Friday, April 16, 2010

More about the autumn cardigan

Garment ideas continued: I noticed someone on Ravelry had done a combination of stranded work with twisted stitches--it wasn't finished then, but it is now, so you should check out prairiespinner's ithilien brocade jacket.

Hers is a more complex interweaving of technique, and her reverse bands are norwegian knots. But as I pondered the project, I was also exploring more Bavarian twisted stitches, even completing a pair of Bayerishes socks, though they made my hands ache (getting gauge with the wool, which I didn't like anyway, required constant and severe tension on top of twisted stitches.
Of course, I'm not entirely happy with the other idea--expanding on Ruth's original hidden button band to create the illusion of an under sweater and a jacket. I went back and forth on the neck band of this, in fact ripping it out several times. I ended up with the straight neck mostly by default--I was running out of the orange-red and didn't want to fade into red-red. I think my ideal remake actually has a curved neck for the red-orange part, that way the green line at the top could echo the curves of the vines at the front.

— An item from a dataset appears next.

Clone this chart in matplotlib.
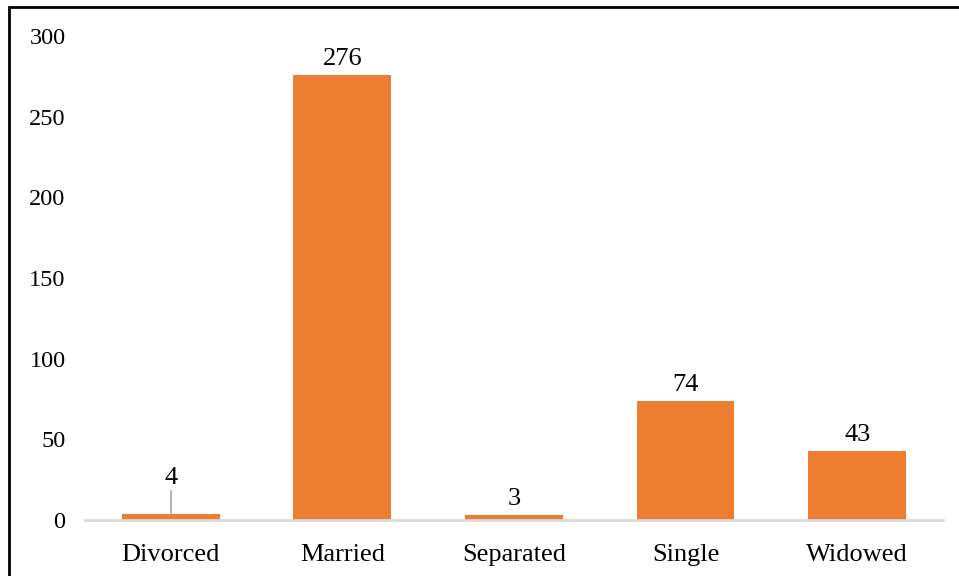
import matplotlib
matplotlib.use("Agg")
import matplotlib.pyplot as plt
from matplotlib.patches import Rectangle

# data
categories = ['Divorced', 'Married', 'Separated', 'Single', 'Widowed']
counts = [4, 276, 3, 74, 43]
yticks = [0, 50, 100, 150, 200, 250, 300]

bar_color = '#ED7D31'

plt.rcParams['font.family'] = ['Liberation Serif', 'DejaVu Serif']

fig = plt.figure(figsize=(9.59, 5.76), dpi=100)
ax = fig.add_axes([0.0886, 0.0972, 0.8947, 0.8403])

x = list(range(len(categories)))
bars = ax.bar(x, counts, width=0.57, color=bar_color, zorder=2)

ax.set_xlim(-0.5, len(categories) - 0.5)
ax.set_ylim(0, 300)
ax.set_yticks(yticks)
ax.set_xticks(x)
ax.set_xticklabels(categories, fontsize=19)
ax.tick_params(axis='y', labelsize=17.5, length=0, pad=14)
ax.tick_params(axis='x', length=0, pad=17)

for s in ['top', 'right', 'left']:
    ax.spines[s].set_visible(False)
ax.spines['bottom'].set_color('#d9d9d9')
ax.spines['bottom'].set_linewidth(2)
ax.spines['bottom'].set_zorder(3)

# value labels
for i, v in enumerate(counts):
    if categories[i] == 'Divorced':
        # label pushed up with a leader line
        ax.plot([i, i], [v + 0.5, v + 14], color='#a6a6a6', lw=1.2, zorder=1)
        ax.text(i, v + 15, str(v), ha='center', va='bottom', fontsize=19)
    else:
        ax.text(i, v + 3, str(v), ha='center', va='bottom', fontsize=19)

# outer frame (cut off by the image edge)
fig.patches.append(Rectangle((9 / 959, -0.1), 1.2, 0.1 + (576 - 7) / 576,
                             transform=fig.transFigure, fill=False,
                             edgecolor='black', lw=2, clip_on=False))

fig.savefig('out.png', dpi=100)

More on the making of this monster:
Today, I'm just writing about the debates of the button band (there were debates on other parts as well.
Problems with a button band that is twisted stitch on top of stockinette, which is the look I prefer--it rolls to an absurd degree. You've just combined two forces of rolling. So it's going to need a hem of some sort--wide at least and perhaps full lining.
And then, you have the problem of color migration in the kauni yarn. I had decided to go with the orange-to-red against the dark teal, and of course, that's one of the shortest migrations in the yarn.
I did the i-cord first, because I was already obsessed with this and it gave me more time to think (though that ended up being a mistake for the sleeves, oh well).
One option I considered was making each band separately, either back and forth, or, seriously, in the round (a full hem achieved just by steaming, and no seaming, rah). I wondered how I put do pick ups to attach the band to the sweater while knitting in the round, but I figured I'd figure it out. I also considered double knitting each one separately, but the misery of doing twisted stitches in double knitting put that one out of my head.
As you see from the picture, I chose the path that seemed to offer the least resistance. That is, picking up on both sides every row, knitting back and forth, and including a large steek that would become two hems. It seemed to offer more hope for color symmetry than knitting each band separately, and while doing twisted stitches on the back side of the fabric isn't my favorite task, I have done so many picked up bands that at least it wouldn't bother me.